━━━━━ Stored data ━━━━━

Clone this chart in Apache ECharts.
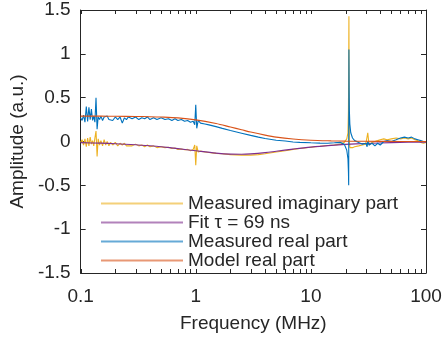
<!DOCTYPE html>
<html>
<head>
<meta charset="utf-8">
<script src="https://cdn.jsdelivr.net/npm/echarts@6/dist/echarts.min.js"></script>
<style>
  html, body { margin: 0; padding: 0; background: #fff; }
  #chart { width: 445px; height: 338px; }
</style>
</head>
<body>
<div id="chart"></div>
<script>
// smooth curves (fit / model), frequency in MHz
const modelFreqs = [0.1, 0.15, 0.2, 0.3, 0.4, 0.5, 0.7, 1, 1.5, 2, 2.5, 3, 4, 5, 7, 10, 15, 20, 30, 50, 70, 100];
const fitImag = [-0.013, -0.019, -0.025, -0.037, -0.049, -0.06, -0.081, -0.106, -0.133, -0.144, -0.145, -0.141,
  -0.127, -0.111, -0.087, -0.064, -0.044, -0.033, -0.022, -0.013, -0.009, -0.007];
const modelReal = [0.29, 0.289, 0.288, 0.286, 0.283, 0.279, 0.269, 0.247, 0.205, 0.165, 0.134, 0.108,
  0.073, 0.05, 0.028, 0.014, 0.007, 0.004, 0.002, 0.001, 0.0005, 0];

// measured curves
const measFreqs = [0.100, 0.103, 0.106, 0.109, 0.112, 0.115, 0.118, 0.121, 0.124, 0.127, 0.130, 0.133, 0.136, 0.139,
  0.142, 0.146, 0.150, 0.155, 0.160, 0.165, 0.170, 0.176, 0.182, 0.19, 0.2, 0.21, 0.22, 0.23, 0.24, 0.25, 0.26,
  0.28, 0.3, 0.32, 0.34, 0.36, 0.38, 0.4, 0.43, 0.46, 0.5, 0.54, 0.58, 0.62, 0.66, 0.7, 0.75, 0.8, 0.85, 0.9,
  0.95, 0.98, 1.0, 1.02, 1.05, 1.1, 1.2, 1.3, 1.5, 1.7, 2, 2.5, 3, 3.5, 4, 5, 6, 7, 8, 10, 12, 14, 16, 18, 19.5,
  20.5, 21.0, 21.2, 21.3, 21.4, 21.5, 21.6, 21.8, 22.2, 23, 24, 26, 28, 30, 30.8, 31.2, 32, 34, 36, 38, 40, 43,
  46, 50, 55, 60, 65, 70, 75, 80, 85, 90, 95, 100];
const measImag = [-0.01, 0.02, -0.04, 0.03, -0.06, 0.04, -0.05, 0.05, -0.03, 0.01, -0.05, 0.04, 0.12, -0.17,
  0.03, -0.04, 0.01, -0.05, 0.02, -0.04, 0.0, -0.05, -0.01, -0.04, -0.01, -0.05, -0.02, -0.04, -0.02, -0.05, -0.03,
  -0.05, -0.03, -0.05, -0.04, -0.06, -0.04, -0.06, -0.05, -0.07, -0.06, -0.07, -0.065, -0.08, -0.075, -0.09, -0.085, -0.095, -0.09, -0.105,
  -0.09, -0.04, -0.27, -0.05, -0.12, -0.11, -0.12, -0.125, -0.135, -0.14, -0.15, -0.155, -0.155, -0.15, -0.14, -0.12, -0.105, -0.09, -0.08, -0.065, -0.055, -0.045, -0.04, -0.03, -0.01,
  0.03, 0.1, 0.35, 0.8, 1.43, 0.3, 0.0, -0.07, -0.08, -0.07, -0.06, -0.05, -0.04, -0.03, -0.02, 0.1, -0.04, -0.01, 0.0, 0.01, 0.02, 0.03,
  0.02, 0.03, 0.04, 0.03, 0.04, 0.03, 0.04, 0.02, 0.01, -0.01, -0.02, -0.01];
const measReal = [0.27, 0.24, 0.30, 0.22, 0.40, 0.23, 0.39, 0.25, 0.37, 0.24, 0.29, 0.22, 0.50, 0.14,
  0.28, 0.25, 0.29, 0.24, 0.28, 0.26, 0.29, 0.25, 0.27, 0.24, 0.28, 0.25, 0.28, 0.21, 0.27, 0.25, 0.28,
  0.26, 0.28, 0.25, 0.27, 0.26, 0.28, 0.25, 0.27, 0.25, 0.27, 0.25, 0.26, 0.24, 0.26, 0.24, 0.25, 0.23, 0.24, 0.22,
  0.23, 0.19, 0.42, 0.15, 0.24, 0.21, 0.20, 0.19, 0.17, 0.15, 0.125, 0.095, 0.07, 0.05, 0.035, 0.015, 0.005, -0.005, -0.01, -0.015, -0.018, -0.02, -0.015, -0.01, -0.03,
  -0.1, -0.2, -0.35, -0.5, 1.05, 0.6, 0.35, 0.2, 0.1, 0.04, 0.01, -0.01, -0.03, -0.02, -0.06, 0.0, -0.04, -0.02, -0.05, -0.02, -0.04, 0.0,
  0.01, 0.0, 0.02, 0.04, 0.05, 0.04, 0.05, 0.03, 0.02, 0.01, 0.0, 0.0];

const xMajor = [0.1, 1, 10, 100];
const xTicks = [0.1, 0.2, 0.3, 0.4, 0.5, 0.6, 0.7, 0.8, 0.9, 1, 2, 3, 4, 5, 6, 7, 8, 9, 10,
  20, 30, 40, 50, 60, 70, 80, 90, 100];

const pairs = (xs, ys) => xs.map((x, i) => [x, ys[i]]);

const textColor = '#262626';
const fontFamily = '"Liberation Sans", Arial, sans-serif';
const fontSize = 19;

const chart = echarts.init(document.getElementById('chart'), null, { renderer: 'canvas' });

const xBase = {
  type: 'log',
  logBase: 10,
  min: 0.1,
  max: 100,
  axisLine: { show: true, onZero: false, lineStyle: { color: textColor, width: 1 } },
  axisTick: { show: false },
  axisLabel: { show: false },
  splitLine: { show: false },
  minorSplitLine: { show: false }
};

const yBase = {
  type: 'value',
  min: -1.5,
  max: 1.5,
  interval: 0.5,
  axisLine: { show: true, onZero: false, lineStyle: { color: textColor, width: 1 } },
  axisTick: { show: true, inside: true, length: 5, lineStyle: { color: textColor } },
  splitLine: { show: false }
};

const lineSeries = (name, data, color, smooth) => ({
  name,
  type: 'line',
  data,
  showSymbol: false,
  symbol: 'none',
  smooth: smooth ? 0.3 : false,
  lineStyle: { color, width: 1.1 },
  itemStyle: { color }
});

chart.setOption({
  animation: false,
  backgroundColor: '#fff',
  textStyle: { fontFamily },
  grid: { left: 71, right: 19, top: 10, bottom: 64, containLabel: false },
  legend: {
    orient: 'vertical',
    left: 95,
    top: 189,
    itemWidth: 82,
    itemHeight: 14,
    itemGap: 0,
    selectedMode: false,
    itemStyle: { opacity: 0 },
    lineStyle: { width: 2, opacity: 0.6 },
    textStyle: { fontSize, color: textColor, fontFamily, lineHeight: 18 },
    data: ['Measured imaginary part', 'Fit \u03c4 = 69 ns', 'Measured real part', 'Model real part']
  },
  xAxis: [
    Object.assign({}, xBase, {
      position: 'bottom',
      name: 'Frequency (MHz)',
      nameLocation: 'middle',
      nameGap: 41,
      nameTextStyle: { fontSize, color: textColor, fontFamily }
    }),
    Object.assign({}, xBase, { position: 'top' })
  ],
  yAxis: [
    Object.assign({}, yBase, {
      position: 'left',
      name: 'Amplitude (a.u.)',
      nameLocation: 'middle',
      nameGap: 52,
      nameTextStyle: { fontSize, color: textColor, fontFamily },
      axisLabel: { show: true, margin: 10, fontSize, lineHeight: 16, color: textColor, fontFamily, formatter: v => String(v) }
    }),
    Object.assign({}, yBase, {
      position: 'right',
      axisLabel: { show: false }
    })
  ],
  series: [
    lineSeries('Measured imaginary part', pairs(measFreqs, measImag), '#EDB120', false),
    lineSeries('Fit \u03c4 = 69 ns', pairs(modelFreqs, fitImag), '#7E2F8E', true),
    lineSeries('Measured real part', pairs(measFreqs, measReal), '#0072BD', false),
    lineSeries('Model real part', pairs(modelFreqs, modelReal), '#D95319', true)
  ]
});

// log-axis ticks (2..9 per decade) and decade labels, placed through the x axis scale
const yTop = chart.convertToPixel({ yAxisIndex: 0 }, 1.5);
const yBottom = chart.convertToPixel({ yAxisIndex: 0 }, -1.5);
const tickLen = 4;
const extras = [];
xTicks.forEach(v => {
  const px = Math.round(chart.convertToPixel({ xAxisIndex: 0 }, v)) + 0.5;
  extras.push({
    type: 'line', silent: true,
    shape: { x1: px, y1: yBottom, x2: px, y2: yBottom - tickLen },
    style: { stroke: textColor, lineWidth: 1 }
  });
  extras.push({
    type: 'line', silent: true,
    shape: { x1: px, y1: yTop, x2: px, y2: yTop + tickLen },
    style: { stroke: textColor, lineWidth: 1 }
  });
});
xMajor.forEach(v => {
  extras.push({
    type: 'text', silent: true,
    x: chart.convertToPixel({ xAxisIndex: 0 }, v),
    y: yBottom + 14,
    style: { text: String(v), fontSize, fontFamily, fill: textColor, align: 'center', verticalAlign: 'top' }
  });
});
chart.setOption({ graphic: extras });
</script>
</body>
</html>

━━━━━

**Instructions for the task**:
Begin at the first line of the data above and repeat each line exactly, stopping after the line containing "0.001, 0.0005, 0];". Omit the pictures.

**Solution to the problem**:
Clone this chart in Apache ECharts.
<!DOCTYPE html>
<html>
<head>
<meta charset="utf-8">
<script src="https://cdn.jsdelivr.net/npm/echarts@6/dist/echarts.min.js"></script>
<style>
  html, body { margin: 0; padding: 0; background: #fff; }
  #chart { width: 445px; height: 338px; }
</style>
</head>
<body>
<div id="chart"></div>
<script>
// smooth curves (fit / model), frequency in MHz
const modelFreqs = [0.1, 0.15, 0.2, 0.3, 0.4, 0.5, 0.7, 1, 1.5, 2, 2.5, 3, 4, 5, 7, 10, 15, 20, 30, 50, 70, 100];
const fitImag = [-0.013, -0.019, -0.025, -0.037, -0.049, -0.06, -0.081, -0.106, -0.133, -0.144, -0.145, -0.141,
  -0.127, -0.111, -0.087, -0.064, -0.044, -0.033, -0.022, -0.013, -0.009, -0.007];
const modelReal = [0.29, 0.289, 0.288, 0.286, 0.283, 0.279, 0.269, 0.247, 0.205, 0.165, 0.134, 0.108,
  0.073, 0.05, 0.028, 0.014, 0.007, 0.004, 0.002, 0.001, 0.0005, 0];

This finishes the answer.